> _GIVEN REQUEST_
Begin with the first line of the material and copy each line word for word through the line that contains "5.8, 5.1, 4.9]"; the pictures are left out.

> _MATERIAL_
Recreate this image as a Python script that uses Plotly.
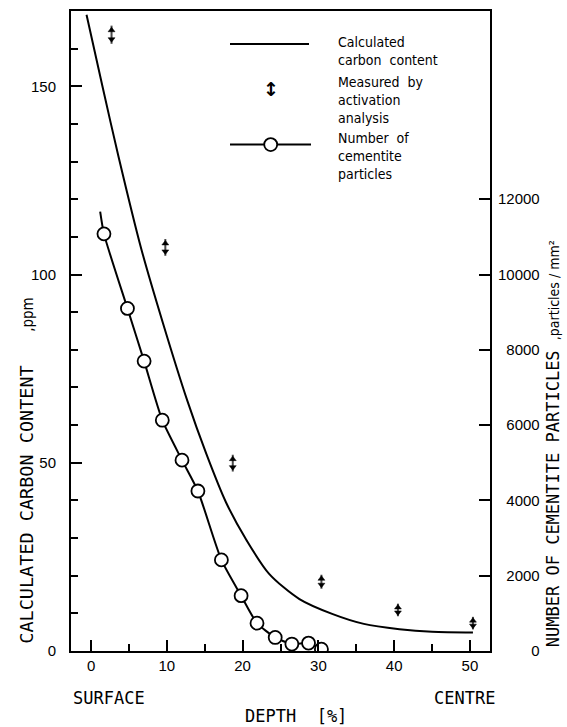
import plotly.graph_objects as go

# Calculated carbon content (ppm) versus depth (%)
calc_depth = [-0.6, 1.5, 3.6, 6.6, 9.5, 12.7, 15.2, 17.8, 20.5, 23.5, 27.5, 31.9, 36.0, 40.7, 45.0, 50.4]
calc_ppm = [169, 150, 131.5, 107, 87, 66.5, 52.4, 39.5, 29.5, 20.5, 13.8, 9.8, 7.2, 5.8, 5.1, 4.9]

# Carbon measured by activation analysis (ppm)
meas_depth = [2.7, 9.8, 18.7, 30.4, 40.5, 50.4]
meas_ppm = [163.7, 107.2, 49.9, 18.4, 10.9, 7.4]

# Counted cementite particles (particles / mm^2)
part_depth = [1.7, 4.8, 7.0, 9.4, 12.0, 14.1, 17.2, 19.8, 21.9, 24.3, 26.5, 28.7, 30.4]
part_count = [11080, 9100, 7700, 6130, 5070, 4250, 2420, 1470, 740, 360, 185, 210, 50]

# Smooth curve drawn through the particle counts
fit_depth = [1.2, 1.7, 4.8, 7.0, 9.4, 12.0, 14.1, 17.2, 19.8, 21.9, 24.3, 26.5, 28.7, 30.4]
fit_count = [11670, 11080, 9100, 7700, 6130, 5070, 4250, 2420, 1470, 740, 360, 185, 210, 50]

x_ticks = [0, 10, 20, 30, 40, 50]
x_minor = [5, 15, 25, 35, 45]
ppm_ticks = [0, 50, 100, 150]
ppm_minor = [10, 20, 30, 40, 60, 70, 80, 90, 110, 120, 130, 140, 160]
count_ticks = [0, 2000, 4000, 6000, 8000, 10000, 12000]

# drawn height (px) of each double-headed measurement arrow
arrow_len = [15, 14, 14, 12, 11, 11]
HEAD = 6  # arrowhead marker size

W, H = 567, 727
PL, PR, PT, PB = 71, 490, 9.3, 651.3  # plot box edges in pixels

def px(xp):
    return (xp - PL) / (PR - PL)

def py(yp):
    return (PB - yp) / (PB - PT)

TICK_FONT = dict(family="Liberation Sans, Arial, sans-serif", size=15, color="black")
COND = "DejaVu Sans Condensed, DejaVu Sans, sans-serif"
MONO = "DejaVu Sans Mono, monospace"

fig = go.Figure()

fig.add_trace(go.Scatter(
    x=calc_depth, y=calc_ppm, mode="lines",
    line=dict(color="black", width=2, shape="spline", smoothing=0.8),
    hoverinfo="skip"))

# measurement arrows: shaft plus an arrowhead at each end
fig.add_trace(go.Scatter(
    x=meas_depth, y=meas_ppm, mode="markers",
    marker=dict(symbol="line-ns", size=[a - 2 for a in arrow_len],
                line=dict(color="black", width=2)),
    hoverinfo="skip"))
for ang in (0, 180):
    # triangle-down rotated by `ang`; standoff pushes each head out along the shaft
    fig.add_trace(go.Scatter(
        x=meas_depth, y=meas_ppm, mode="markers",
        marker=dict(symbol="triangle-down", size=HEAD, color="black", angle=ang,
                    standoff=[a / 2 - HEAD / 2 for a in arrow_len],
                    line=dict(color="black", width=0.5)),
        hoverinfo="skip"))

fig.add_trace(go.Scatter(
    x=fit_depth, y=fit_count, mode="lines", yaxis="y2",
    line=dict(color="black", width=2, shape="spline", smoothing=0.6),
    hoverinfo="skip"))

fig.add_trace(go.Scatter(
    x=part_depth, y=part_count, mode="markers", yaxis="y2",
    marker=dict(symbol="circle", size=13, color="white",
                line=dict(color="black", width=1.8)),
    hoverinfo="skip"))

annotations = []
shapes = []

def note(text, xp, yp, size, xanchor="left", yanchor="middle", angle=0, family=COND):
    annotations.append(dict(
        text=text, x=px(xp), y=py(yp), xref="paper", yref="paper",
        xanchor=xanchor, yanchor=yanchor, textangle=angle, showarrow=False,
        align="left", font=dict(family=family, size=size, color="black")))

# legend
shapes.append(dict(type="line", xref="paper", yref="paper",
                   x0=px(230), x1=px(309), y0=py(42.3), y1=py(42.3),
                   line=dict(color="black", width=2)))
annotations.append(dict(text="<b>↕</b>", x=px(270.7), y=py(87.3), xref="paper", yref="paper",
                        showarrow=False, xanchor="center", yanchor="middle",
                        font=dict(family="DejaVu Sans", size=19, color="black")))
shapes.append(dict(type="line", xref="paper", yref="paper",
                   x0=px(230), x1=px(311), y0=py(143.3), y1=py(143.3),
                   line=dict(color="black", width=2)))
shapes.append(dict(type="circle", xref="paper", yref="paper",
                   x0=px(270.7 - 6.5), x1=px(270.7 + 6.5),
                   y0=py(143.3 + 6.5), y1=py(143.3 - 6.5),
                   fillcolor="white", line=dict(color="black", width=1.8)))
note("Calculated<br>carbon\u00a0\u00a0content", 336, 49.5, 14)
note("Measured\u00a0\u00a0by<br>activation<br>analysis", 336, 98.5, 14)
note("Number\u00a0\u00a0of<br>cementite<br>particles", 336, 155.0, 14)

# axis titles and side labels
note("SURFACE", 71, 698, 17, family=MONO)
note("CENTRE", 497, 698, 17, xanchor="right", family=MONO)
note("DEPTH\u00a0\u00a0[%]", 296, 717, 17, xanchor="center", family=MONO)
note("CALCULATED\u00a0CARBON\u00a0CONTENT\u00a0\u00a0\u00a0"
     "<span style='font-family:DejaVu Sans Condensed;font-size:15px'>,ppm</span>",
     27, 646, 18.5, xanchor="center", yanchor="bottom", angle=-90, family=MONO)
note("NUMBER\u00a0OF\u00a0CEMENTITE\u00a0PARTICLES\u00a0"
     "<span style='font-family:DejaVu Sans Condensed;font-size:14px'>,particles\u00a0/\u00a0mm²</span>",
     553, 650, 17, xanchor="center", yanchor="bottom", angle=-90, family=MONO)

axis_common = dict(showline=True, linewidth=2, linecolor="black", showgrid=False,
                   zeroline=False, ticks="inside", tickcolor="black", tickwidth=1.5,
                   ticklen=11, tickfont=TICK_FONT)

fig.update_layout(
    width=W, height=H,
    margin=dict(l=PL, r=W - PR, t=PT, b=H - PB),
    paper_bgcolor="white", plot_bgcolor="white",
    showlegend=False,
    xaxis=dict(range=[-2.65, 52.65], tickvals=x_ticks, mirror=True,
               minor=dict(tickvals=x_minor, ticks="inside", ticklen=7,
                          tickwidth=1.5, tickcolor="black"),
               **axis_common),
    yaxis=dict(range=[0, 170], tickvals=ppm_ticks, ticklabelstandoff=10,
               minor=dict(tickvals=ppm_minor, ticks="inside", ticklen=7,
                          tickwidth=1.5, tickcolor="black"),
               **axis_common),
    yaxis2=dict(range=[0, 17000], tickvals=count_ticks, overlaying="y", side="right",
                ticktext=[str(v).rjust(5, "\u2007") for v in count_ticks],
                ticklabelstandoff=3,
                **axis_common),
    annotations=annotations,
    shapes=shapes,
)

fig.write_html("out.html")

> _THE RESPONSE_
Recreate this image as a Python script that uses Plotly.
import plotly.graph_objects as go

# Calculated carbon content (ppm) versus depth (%)
calc_depth = [-0.6, 1.5, 3.6, 6.6, 9.5, 12.7, 15.2, 17.8, 20.5, 23.5, 27.5, 31.9, 36.0, 40.7, 45.0, 50.4]
calc_ppm = [169, 150, 131.5, 107, 87, 66.5, 52.4, 39.5, 29.5, 20.5, 13.8, 9.8, 7.2, 5.8, 5.1, 4.9]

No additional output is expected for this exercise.